- **INSTRUCTIONS TO FOLLOW**: Retype nothing but the lines from the start of the material up to and including the line with "(timeA) at (945,293)". Pictures don't belong in the copy.

- **LISTED RECORDS**:
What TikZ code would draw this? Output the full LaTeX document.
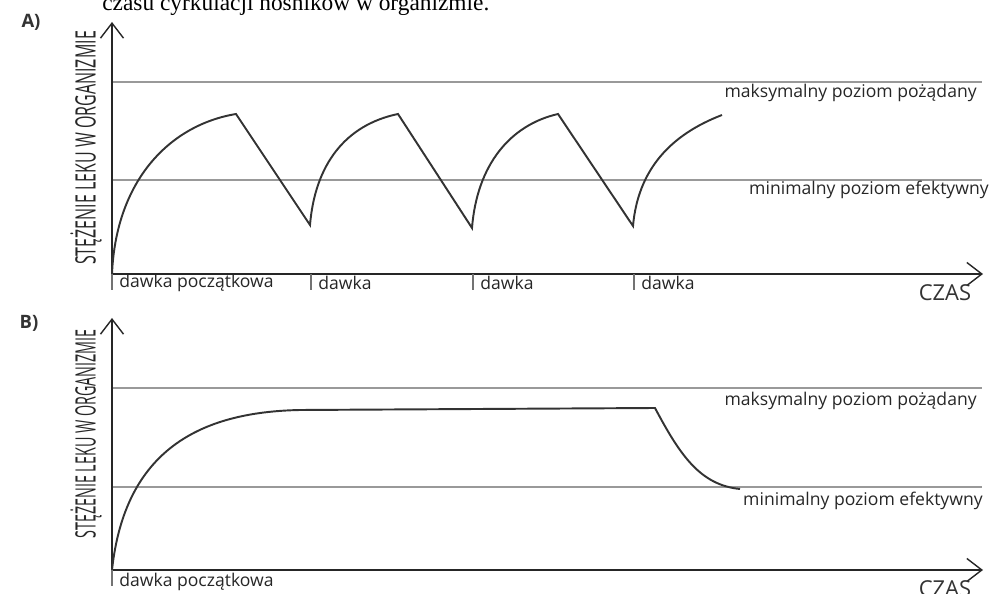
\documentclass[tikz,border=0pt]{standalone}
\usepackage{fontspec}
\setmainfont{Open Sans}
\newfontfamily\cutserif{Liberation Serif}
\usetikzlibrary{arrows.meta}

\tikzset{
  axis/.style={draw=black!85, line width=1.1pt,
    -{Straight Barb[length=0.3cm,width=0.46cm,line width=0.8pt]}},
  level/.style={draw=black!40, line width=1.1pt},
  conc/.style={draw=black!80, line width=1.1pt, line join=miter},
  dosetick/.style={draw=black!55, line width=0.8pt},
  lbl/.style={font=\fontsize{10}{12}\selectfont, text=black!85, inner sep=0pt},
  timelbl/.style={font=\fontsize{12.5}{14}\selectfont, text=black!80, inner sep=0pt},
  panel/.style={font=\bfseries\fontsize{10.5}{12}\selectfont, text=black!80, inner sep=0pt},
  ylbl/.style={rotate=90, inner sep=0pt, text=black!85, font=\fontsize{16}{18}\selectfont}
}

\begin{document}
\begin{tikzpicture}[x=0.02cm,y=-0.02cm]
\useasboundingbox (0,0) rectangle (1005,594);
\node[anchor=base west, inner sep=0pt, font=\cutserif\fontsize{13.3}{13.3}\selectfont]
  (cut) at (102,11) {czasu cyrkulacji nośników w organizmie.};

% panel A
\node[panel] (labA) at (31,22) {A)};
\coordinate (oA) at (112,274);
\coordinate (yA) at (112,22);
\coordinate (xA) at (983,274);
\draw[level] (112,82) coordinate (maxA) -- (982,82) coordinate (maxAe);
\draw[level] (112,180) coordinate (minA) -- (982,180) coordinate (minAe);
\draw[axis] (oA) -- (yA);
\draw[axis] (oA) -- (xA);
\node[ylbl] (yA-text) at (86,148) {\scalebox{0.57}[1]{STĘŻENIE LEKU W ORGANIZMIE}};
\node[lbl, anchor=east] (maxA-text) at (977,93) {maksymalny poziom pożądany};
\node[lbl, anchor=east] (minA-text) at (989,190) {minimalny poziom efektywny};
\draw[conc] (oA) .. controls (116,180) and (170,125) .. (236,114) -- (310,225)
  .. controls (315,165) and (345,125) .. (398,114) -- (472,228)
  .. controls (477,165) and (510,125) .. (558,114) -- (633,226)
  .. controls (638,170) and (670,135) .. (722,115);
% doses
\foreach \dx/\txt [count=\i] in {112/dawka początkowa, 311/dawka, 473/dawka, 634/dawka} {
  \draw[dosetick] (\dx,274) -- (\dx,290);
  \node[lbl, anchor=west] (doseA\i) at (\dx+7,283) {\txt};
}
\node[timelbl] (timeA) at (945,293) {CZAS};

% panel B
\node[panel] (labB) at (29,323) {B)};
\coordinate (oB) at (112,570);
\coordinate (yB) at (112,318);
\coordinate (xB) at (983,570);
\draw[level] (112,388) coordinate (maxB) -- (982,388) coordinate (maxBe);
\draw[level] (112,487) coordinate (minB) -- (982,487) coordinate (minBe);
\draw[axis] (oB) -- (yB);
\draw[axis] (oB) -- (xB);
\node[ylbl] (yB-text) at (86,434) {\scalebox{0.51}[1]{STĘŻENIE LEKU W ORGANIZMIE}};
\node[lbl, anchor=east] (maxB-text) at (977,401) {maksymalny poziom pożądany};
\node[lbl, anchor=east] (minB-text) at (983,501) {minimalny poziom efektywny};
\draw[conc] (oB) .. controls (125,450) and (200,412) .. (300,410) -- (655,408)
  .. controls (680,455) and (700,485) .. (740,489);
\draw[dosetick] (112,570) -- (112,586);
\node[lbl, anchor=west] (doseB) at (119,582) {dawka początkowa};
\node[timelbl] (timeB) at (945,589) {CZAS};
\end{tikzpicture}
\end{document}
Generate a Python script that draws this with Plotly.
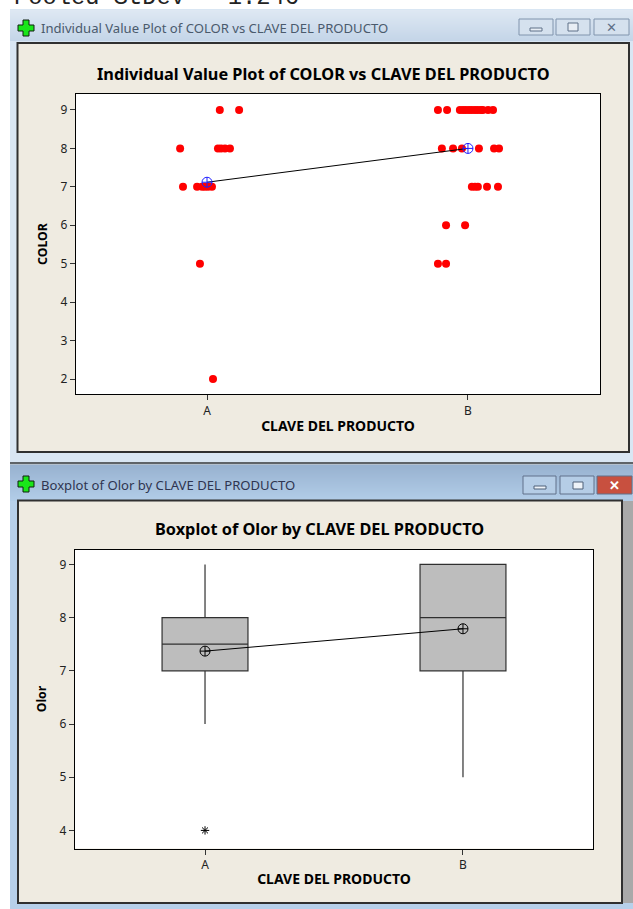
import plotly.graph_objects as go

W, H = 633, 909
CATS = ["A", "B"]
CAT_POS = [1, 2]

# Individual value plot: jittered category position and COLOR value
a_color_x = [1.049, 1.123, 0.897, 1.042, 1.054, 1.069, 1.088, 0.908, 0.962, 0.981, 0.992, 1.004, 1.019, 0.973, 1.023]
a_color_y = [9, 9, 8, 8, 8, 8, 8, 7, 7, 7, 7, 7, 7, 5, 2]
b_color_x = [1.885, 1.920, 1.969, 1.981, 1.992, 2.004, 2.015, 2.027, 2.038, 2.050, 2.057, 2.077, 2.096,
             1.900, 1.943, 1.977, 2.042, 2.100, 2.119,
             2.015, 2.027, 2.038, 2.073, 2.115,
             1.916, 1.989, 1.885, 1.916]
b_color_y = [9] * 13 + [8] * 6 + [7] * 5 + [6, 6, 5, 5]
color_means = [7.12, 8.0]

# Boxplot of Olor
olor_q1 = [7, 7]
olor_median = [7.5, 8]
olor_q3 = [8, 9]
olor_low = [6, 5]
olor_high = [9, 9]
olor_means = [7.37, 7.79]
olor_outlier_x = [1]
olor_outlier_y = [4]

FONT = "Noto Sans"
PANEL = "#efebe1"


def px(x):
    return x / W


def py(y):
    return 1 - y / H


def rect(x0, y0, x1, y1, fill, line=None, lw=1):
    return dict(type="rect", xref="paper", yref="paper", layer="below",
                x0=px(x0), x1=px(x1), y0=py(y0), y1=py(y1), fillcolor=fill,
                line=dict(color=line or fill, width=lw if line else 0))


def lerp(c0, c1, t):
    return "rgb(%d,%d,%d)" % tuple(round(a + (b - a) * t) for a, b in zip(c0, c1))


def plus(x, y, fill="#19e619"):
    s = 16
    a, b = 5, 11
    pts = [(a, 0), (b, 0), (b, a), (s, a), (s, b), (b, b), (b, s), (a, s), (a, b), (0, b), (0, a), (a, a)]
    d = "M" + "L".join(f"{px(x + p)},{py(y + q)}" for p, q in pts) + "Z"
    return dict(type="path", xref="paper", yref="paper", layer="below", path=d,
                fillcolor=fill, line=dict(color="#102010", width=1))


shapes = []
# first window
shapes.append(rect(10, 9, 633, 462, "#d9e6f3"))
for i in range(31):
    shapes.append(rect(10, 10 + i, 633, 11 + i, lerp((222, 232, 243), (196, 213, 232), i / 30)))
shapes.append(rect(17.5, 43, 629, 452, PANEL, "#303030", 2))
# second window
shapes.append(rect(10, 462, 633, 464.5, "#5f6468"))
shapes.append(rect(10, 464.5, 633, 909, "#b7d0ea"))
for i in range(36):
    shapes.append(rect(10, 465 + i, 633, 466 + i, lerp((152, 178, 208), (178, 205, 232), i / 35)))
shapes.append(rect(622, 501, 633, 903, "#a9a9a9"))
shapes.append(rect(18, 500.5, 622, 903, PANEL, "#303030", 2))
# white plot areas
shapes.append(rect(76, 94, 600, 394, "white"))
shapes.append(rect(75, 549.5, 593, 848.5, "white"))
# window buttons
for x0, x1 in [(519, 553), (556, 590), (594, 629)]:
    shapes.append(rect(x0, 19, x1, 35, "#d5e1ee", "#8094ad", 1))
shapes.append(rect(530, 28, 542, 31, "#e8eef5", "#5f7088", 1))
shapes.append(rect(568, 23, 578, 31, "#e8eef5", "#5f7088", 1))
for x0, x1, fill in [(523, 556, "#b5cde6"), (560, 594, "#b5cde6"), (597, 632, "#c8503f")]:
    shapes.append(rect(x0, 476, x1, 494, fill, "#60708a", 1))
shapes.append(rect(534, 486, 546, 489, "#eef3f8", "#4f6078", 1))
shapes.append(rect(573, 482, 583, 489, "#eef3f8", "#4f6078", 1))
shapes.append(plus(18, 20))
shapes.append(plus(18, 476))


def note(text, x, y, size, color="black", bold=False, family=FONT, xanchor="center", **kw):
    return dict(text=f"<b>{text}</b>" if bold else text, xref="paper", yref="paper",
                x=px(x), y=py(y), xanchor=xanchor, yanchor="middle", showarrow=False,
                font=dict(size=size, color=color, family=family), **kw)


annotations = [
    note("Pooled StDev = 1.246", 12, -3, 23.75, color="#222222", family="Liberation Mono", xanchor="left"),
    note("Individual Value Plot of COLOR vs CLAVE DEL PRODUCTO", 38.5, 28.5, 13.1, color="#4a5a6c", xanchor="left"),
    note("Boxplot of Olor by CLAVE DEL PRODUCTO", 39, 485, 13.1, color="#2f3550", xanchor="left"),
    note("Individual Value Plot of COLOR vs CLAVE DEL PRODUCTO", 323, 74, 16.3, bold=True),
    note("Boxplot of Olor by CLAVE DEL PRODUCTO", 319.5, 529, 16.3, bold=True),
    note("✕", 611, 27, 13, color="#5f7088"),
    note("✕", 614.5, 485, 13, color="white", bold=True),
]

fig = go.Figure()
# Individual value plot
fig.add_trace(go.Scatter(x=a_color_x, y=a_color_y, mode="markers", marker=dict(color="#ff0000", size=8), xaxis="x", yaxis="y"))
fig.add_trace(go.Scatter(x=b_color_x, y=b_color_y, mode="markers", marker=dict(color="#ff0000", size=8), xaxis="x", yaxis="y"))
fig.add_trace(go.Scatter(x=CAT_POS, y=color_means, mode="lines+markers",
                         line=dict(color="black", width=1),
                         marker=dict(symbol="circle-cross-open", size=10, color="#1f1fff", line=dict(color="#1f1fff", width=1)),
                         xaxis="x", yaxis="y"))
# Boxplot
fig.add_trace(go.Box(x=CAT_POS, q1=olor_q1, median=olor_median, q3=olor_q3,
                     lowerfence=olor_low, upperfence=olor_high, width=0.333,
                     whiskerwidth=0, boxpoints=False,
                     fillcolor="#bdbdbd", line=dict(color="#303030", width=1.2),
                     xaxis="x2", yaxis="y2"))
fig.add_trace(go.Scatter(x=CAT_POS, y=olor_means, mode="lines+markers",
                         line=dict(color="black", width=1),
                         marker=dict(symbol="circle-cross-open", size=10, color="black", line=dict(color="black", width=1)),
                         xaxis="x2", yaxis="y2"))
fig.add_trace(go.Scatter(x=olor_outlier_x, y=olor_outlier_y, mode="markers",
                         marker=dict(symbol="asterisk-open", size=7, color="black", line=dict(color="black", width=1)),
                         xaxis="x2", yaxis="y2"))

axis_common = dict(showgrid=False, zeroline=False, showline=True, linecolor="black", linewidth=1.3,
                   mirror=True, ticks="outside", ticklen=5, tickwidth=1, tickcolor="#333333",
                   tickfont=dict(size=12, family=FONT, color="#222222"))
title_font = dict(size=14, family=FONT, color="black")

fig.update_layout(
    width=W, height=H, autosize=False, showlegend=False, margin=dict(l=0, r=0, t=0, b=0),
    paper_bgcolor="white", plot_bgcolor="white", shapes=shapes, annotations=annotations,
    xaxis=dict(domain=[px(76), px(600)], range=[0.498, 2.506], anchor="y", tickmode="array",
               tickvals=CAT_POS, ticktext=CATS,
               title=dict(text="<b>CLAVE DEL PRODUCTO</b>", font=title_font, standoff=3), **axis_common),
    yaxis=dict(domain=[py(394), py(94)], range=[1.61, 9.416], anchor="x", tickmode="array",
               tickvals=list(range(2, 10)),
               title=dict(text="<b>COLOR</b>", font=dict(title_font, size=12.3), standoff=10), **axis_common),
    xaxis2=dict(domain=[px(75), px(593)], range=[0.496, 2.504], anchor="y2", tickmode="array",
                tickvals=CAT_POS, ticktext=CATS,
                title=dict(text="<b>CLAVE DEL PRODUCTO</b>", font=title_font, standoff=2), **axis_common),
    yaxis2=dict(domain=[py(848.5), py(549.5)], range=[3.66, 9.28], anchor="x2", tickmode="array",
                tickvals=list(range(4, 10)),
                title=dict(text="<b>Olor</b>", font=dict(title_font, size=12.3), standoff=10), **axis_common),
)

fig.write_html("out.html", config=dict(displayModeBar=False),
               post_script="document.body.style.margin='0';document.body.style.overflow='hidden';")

- **ANSWER BELOW**:
What TikZ code would draw this? Output the full LaTeX document.
\documentclass[tikz,border=0pt]{standalone}
\usepackage{fontspec}
\setmainfont{Open Sans}
\newfontfamily\cutserif{Liberation Serif}
\usetikzlibrary{arrows.meta}

\tikzset{
  axis/.style={draw=black!85, line width=1.1pt,
    -{Straight Barb[length=0.3cm,width=0.46cm,line width=0.8pt]}},
  level/.style={draw=black!40, line width=1.1pt},
  conc/.style={draw=black!80, line width=1.1pt, line join=miter},
  dosetick/.style={draw=black!55, line width=0.8pt},
  lbl/.style={font=\fontsize{10}{12}\selectfont, text=black!85, inner sep=0pt},
  timelbl/.style={font=\fontsize{12.5}{14}\selectfont, text=black!80, inner sep=0pt},
  panel/.style={font=\bfseries\fontsize{10.5}{12}\selectfont, text=black!80, inner sep=0pt},
  ylbl/.style={rotate=90, inner sep=0pt, text=black!85, font=\fontsize{16}{18}\selectfont}
}

\begin{document}
\begin{tikzpicture}[x=0.02cm,y=-0.02cm]
\useasboundingbox (0,0) rectangle (1005,594);
\node[anchor=base west, inner sep=0pt, font=\cutserif\fontsize{13.3}{13.3}\selectfont]
  (cut) at (102,11) {czasu cyrkulacji nośników w organizmie.};

% panel A
\node[panel] (labA) at (31,22) {A)};
\coordinate (oA) at (112,274);
\coordinate (yA) at (112,22);
\coordinate (xA) at (983,274);
\draw[level] (112,82) coordinate (maxA) -- (982,82) coordinate (maxAe);
\draw[level] (112,180) coordinate (minA) -- (982,180) coordinate (minAe);
\draw[axis] (oA) -- (yA);
\draw[axis] (oA) -- (xA);
\node[ylbl] (yA-text) at (86,148) {\scalebox{0.57}[1]{STĘŻENIE LEKU W ORGANIZMIE}};
\node[lbl, anchor=east] (maxA-text) at (977,93) {maksymalny poziom pożądany};
\node[lbl, anchor=east] (minA-text) at (989,190) {minimalny poziom efektywny};
\draw[conc] (oA) .. controls (116,180) and (170,125) .. (236,114) -- (310,225)
  .. controls (315,165) and (345,125) .. (398,114) -- (472,228)
  .. controls (477,165) and (510,125) .. (558,114) -- (633,226)
  .. controls (638,170) and (670,135) .. (722,115);
% doses
\foreach \dx/\txt [count=\i] in {112/dawka początkowa, 311/dawka, 473/dawka, 634/dawka} {
  \draw[dosetick] (\dx,274) -- (\dx,290);
  \node[lbl, anchor=west] (doseA\i) at (\dx+7,283) {\txt};
}
\node[timelbl] (timeA) at (945,293) {CZAS};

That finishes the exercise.